To crudely simplify the maths of Hare-Clark, the Liberals can expect to gain the three seats they need if their vote improves by 2% in Braddon, 5% in Lyons and 6% in Bass (or by 4% in the Hobart fringe electorate of Franklin, where the federal election swing was only half as big). That happens to be roughly the difference between the Liberal vote at the 2010 state and 2013 federal elections in the case of Bass and Braddon, and at least 3% less in the case of Lyons.
The Liberals have two reasons to hope they can do quite a bit better than that, the first being the polls. Large-sample polls conducted by ReachTEL over the past six months have consistently found the Liberals to be doing at least 5% better at state than federal level, and Labor doing correspondingly worse.
The second is the rhetorical trump card the Liberals have in being the only party that can credibly claim to be a potential majority government, an asset that greatly boosted Labor as it powered to its landslide wins in 2002 and 2006.
There is, however, a fly in the ointment in the shape of the Palmer United Party, which succeeded in winning a Tasmanian Senate seat and stands poised once again to blitz the airwaves with television advertising. An encouraging development for the new party is the decline in support for the Greens, whose vote in Tasmania fell by half at the federal election. That raises the possibility of PUP candidates emerging as piggies in the middle of 2-2-1 results of the kind that have traditionally delivered seats to the Greens.

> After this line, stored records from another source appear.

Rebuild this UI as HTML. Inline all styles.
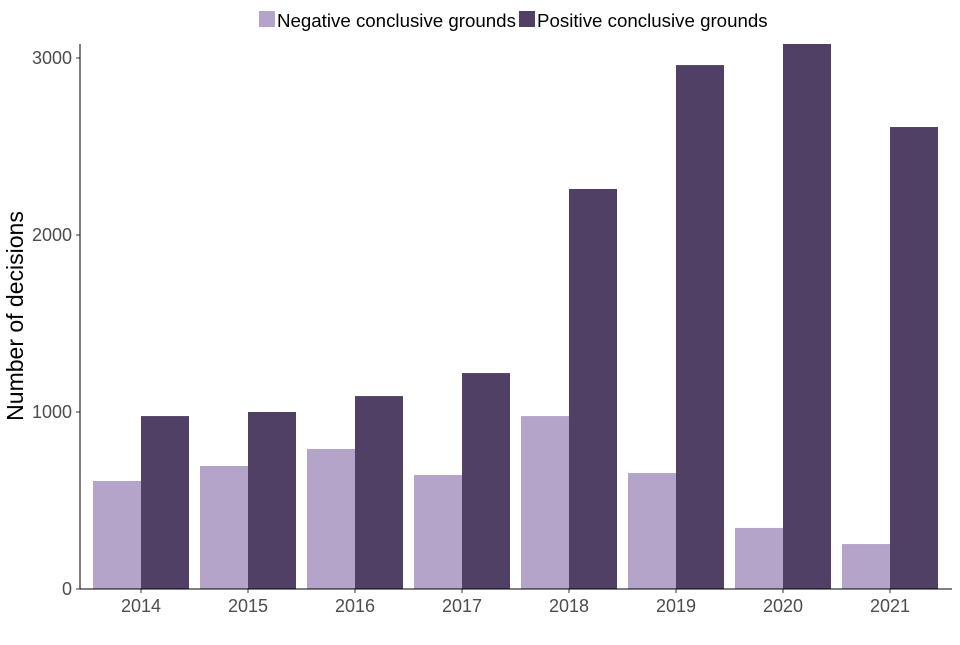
<!DOCTYPE html>
<html><head><meta charset="utf-8"><style>
body{margin:0;background:#fff;font-family:"Liberation Sans",Arial,sans-serif;}
svg text{font-family:"Liberation Sans",Arial,sans-serif;}
</style></head><body>
<svg id="chart" width="960" height="640" xmlns="http://www.w3.org/2000/svg">
<g>
<rect x="259" y="11" width="16" height="16" fill="#b5a4c9"/>
<text x="277" y="27" font-size="18.7" fill="#000">Negative conclusive grounds</text>
<rect x="519" y="11" width="16" height="16" fill="#514066"/>
<text x="537" y="27" font-size="18.7" fill="#000">Positive conclusive grounds</text>
</g>
<text transform="translate(23,316) rotate(-90)" text-anchor="middle" font-size="23" fill="#000">Number of decisions</text>
<g id="bars"></g>
<g id="axes"></g>
</svg>
<script>
const categories=["2014","2015","2016","2017","2018","2019","2020","2021"];
const negative=[610,695,791,644,977,655,345,254];
const positive=[977,1000,1090,1220,2260,2960,3079,2610];
const yTicks=[0,1000,2000,3000];
const NS="http://www.w3.org/2000/svg";
const plotLeft=80,plotRight=952,plotTop=44,plotBottom=589;
const ymax=Math.max(...positive,...negative);
const y=v=>plotBottom-(v/ymax)*(plotBottom-plotTop);
const unit=107;
const firstCenter=141;
const xc=i=>firstCenter+unit*i;
const bw=48;
const barsG=document.getElementById('bars'),axesG=document.getElementById('axes');
function mk(t,a,p){const e=document.createElementNS(NS,t);for(const k in a)e.setAttribute(k,a[k]);p.appendChild(e);return e;}
categories.forEach((c,i)=>{
 const r1=mk('rect',{x:xc(i)-bw,y:y(negative[i]),width:bw,height:plotBottom-y(negative[i]),fill:'#b5a4c9'},barsG);
 
 
 const r2=mk('rect',{x:xc(i),y:y(positive[i]),width:bw,height:plotBottom-y(positive[i]),fill:'#514066'},barsG);
 
 
 const t=mk('text',{x:xc(i),y:plotBottom+23,'text-anchor':'middle','font-size':'18',fill:'#4d4d4d'},axesG);
 t.textContent=c;
 
 
 mk('line',{x1:xc(i),x2:xc(i),y1:plotBottom,y2:plotBottom+4,stroke:'#333'},axesG);
});
yTicks.forEach(v=>{
 const t=mk('text',{x:plotLeft-8,y:y(v)+6,'text-anchor':'end','font-size':'18',fill:'#4d4d4d'},axesG);
 t.textContent=v;
 
 
 mk('line',{x1:plotLeft-4,x2:plotLeft,y1:y(v),y2:y(v),stroke:'#333'},axesG);
});
const xa=mk('line',{x1:plotLeft,x2:plotRight,y1:plotBottom,y2:plotBottom,stroke:'#000','stroke-width':1},axesG);


const ya=mk('line',{x1:plotLeft,x2:plotLeft,y1:plotTop,y2:plotBottom,stroke:'#000','stroke-width':1},axesG);


</script>
</body></html>
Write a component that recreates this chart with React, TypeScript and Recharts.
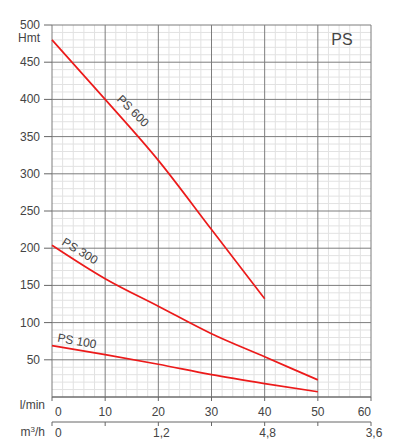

A particularly promising prospect is the north-western electorate of Braddon, where a Greens candidate was elected by a razor-thin margin in 2010. The PUP’s lead candidate in the electorate is Kevin Morgan, whom Clive Palmer has proclaimed with characteristic reserve to be “the next premier of Tasmania”.
In one sense, the Palmer insurgency presents the Liberals with a potentially substantial obstacle on their path to majority government. But it also promises to sharpen their message that they and they alone offer an alternative to four years of parliamentary chaos.